Paul's Prayer For The Philippians


Scripture: Philippians 1:8-11

How often do you pray for those that you love and care about? When you do pray for them, what specifically do you pray for? That is, do you have a certain thing or plan that you pray for? Or do you just pray for whatever that person's needs are at the moment? In the passage in front of us today, we find Paul the apostle praying for the Church at Philippi, which were very close and dear to Paul. As we discovered in the previous session and in the introduction to this series, Paul had a close relationship with the Philippians. It appears that, at times, it was the only Church that was actively supporting Paul in his ministry. It may also have been the place from where Luke, the author of one of the Gospels as well as the book of Acts, came from. The important thing to remember is that Paul had a close relationship with the Philippians as well as people who called Philippi their hometown. Thus, it should not surprise us that Paul is lifting them up in prayer in this letter. This is what we should expect to see.

The passage in front of us today is the second part of Paul's prayer for the Philippians. That prayer began in verses 3-7, and continues here. Paul begins this section by calling God as his witness regarding how much he yearns for the Philippians. It is clear that Paul is speaking about his affection for the Philippians. This is likely something that Paul had in mind when he wrote that it is right for him to feel this way about the Philippians in verse 7. That is, Paul has a godly affection for the Church at Philippi, and he is letting them know about this affection. In fact, Paul seems to identify his affection for the Church at Philippi with the affection that Christ has for the Church, as though he feels the same way toward Philippi as the Lord Jesus Christ does. That is, Paul loves the Church at Philippi in the same way that Christ does. Although Christ's love for the Church will always be stronger than Paul's, the point is that it is the same kind of love in both cases.

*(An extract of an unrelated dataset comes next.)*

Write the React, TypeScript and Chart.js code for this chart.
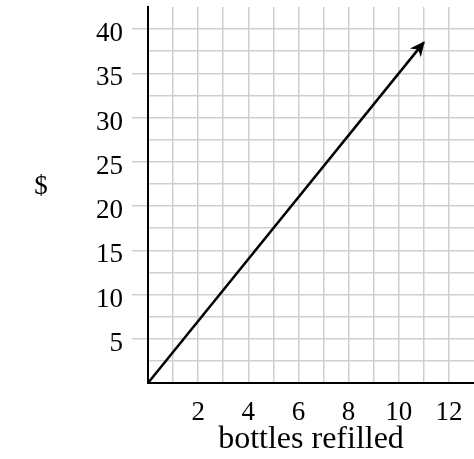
import { useEffect, useRef } from 'react';
import { Chart, registerables } from 'chart.js';

Chart.register(...registerables);

// Cost of refills: $3.50 per bottle, drawn as a ray from the origin
const bottles = [0, 11];
const dollars = [0, 38.5];

// Axis ranges and the tick values that carry a label
const xMax = 13;
const yMax = 42.5;
const xLabelValues = [2, 4, 6, 8, 10, 12];
const yLabelValues = [5, 10, 15, 20, 25, 30, 35, 40];

const FONT = "'Liberation Serif', 'Times New Roman', serif";
const GRID = '#cfcfcf';
const CLEAR = 'rgba(0,0,0,0)';

// Filled arrowhead at the end of the line, oriented along its last segment
const arrowHead = {
  id: 'arrowHead',
  afterDatasetsDraw(chart: any) {
    const pts = chart.getDatasetMeta(0).data;
    if (pts.length < 2) return;
    const a = pts[pts.length - 2];
    const b = pts[pts.length - 1];
    const ang = Math.atan2(b.y - a.y, b.x - a.x);
    const ctx = chart.ctx;
    ctx.save();
    ctx.translate(b.x, b.y);
    ctx.rotate(ang);
    ctx.beginPath();
    ctx.moveTo(1.5, 0);
    ctx.lineTo(-13.5, -7);
    ctx.lineTo(-9, 0);
    ctx.lineTo(-13.5, 7);
    ctx.closePath();
    ctx.fillStyle = '#000';
    ctx.fill();
    ctx.restore();
  },
};

// Upright "$" caption to the left of the y axis
const sideLabel = {
  id: 'sideLabel',
  afterDraw(chart: any) {
    const { ctx, chartArea } = chart;
    ctx.save();
    ctx.font = `27px ${FONT}`;
    ctx.fillStyle = '#000';
    ctx.textAlign = 'center';
    ctx.textBaseline = 'middle';
    ctx.fillText('$', 41, (chartArea.top + chartArea.bottom) / 2 - 8);
    ctx.restore();
  },
};

export default function App() {
  const canvasRef = useRef<HTMLCanvasElement | null>(null);

  useEffect(() => {
    document.body.style.margin = '0';
    const canvas = canvasRef.current;
    if (!canvas) return;

    const chart = new Chart(canvas, {
      type: 'line',
      data: {
        datasets: [
          {
            data: bottles.map((x, i) => ({ x, y: dollars[i] })),
            borderColor: '#000',
            borderWidth: 2.5,
            pointRadius: 0,
            tension: 0,
            clip: false,
          },
        ],
      },
      options: {
        animation: false,
        responsive: true,
        maintainAspectRatio: false,
        layout: { padding: { top: 7, right: 0, bottom: 0, left: 0 } },
        plugins: {
          legend: { display: false },
          tooltip: { enabled: false },
        },
        scales: {
          x: {
            type: 'linear',
            min: 0,
            max: xMax,
            afterFit: (s: any) => {
              s.height = 76;
              s.paddingLeft = 0;
              s.paddingRight = 0;
            },
            grid: {
              color: (c: any) =>
                c.tick && (c.tick.value === 0 || c.tick.value === xMax) ? CLEAR : GRID,
              lineWidth: 1.5,
              drawTicks: false,
            },
            border: { display: true, color: '#000', width: 2 },
            ticks: {
              stepSize: 1,
              autoSkip: false,
              maxRotation: 0,
              padding: 14,
              color: '#000',
              font: { family: FONT, size: 27 },
              callback: (v: any) => (xLabelValues.includes(Number(v)) ? String(v) : ''),
            },
            title: {
              display: true,
              text: 'bottles refilled',
              color: '#000',
              font: { family: FONT, size: 32 },
              padding: { top: 0, bottom: 0 },
            },
          },
          y: {
            type: 'linear',
            min: 0,
            max: yMax,
            afterFit: (s: any) => {
              s.width = 148;
              s.paddingTop = 0;
              s.paddingBottom = 0;
            },
            grid: {
              color: (c: any) =>
                c.tick && (c.tick.value === 0 || c.tick.value === yMax) ? CLEAR : GRID,
              tickColor: (c: any) =>
                c.tick && yLabelValues.includes(c.tick.value) ? GRID : CLEAR,
              lineWidth: 1.5,
              tickLength: 16,
            },
            border: { display: true, color: '#000', width: 2 },
            ticks: {
              stepSize: 2.5,
              autoSkip: false,
              padding: 9,
              labelOffset: 5,
              color: '#000',
              font: { family: FONT, size: 27 },
              callback: (v: any) => (yLabelValues.includes(Number(v)) ? String(v) : ''),
            },
          },
        },
      },
      plugins: [arrowHead, sideLabel],
    });

    return () => chart.destroy();
  }, []);

  return (
    <div style={{ position: 'relative', width: 474, height: 459 }}>
      <canvas ref={canvasRef} />
    </div>
  );
}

Paul next prays for the love of the Church at Philippi to abound more and more. This seems to indicate an ever-increasing love for one another and for God. This ever increasing love makes us more like Christ as that love continues to grow. This, however, was not the only thing that Paul prayed that the Philippians would receive. Paul also prayed that the Philippians would grow in knowledge and discernment. When Paul uses the term "knowledge" in this passage, it appears to indicate an increase in their knowledge of Christ. Paul does not seem to indicate that they are on the wrong track in this regard, as he did with some other Churches to which he wrote. However, as finite beings, we are always growing in our knowledge of Christ and of others. This is something that we should pursue as much as possible, because we were made to know God. By this, I mean not just intellectually, but personally. However, it helps us in our quest to know someone personally if we know about them intellectually and act on that knowledge to strengthen the relationship. The same goes with discernment. It is easier to have a relationship with someone when you can discern their voice from all of the other voices around you. If you cannot tell the difference between good and evil, right and wrong, you cannot live in accordance with God's standard of goodness. This, of course, is a gift of the Holy Spirit. If not for God's grace, we would never be able to tell right from wrong.

The reason for Paul's praying for these two things is twofold. First, Paul prays for these things because he desires the Philippians to be able to approve what is excellent. Excellent is here used in an objective sense: what is excellent in regards to proper living in the sight of God. This is not used in the subjective sense of a person thinking that such and such is an excellent thing to do. Second, Paul desires them to be pure and blameless for the day of the Lord Jesus Christ. He desires them to be filled with the fruit of righteousness. This, of course, only comes through Jesus Christ. Apart from Christ, there is no righteousness. All of this, Paul says, is for God's glory. It is with this last sentence that Paul makes it clear what his prayer is all about. As Christians, we must be zealous for God's glory to be known. Paul's prayer for the Philippians thus become instructions for us. So go and let the light of Christ shine in you so that others can see Christ in you and glorify God.